Suella Braverman makes a point about the new laws in the House of Commons earlier this year.(Reuters)

In a March working paper for Oxford University’s Centre for Migration, Policy and Society, Professor Cohen argued the UK government’s policy was “designed to toss some red meat to the right-wing media, while simultaneously allowing a considerable rise in net migration to stimulate the economy and cover sectoral labour shortages”.

He told the ABC slogans like “stop the boats” never sat well with him.

“Stop the boats, get Brexit done, build that wall was on that Trump used, and so on,” he said.

“I fear a lot of people have fallen for them in the past, and maybe quite a few still are.

“But I’m hoping that the electorates in many countries will gather enough information and become more sophisticated to understand that these three words, slogans are indeed, ways of concealing policies rather than revealing policies.”

A kettlebell on the floor

Some of the recreation facilities on board the Bibby Stockholm.(AP: Andrew Matthews/PA)

‘Recipe for disaster’

Ruairi Kelly spent about six months on board the Bibby Stockholm a decade ago, when it was used to house workers building a gas plant in the Shetland Islands.

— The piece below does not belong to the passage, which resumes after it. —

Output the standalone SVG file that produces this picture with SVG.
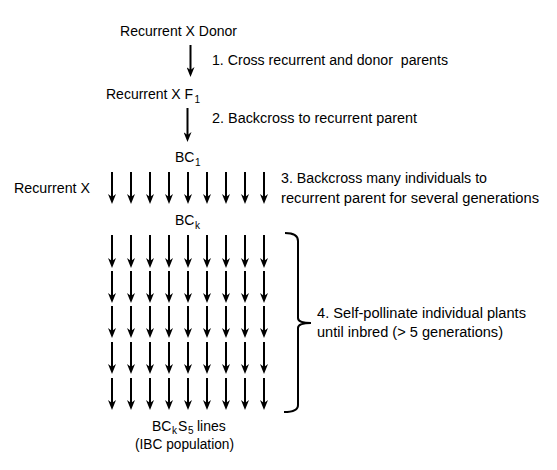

Mr Kelly — now a Scottish National Party councillor for Glasgow — had his own room, and described the barge back then as “clean” but “cramped”.

For him, it was a place to “put your head down and eat your dinner” after a long day at work.

But Mr Kelly said its current purpose was a “recipe for disaster”.

“If you were on it, with two or more people to room there the time, isolated from the wider community, not able to work or do much off it, that would be a totally different prospect,” he said.

“I think the description of it being luxurious is a stretch.

“As permanent living accommodation for people who will probably need a great deal more support than what any of us would have required, I don’t think it’s appropriate.

“I knew I was going home after a couple of weeks to my friends and family and I had a wage in my pocket, I wasn’t sat there indefinitely.

“This is a sticking plaster trying to mend a decade of failed migration policy and it is vulnerable people, as always, who will pay the price.”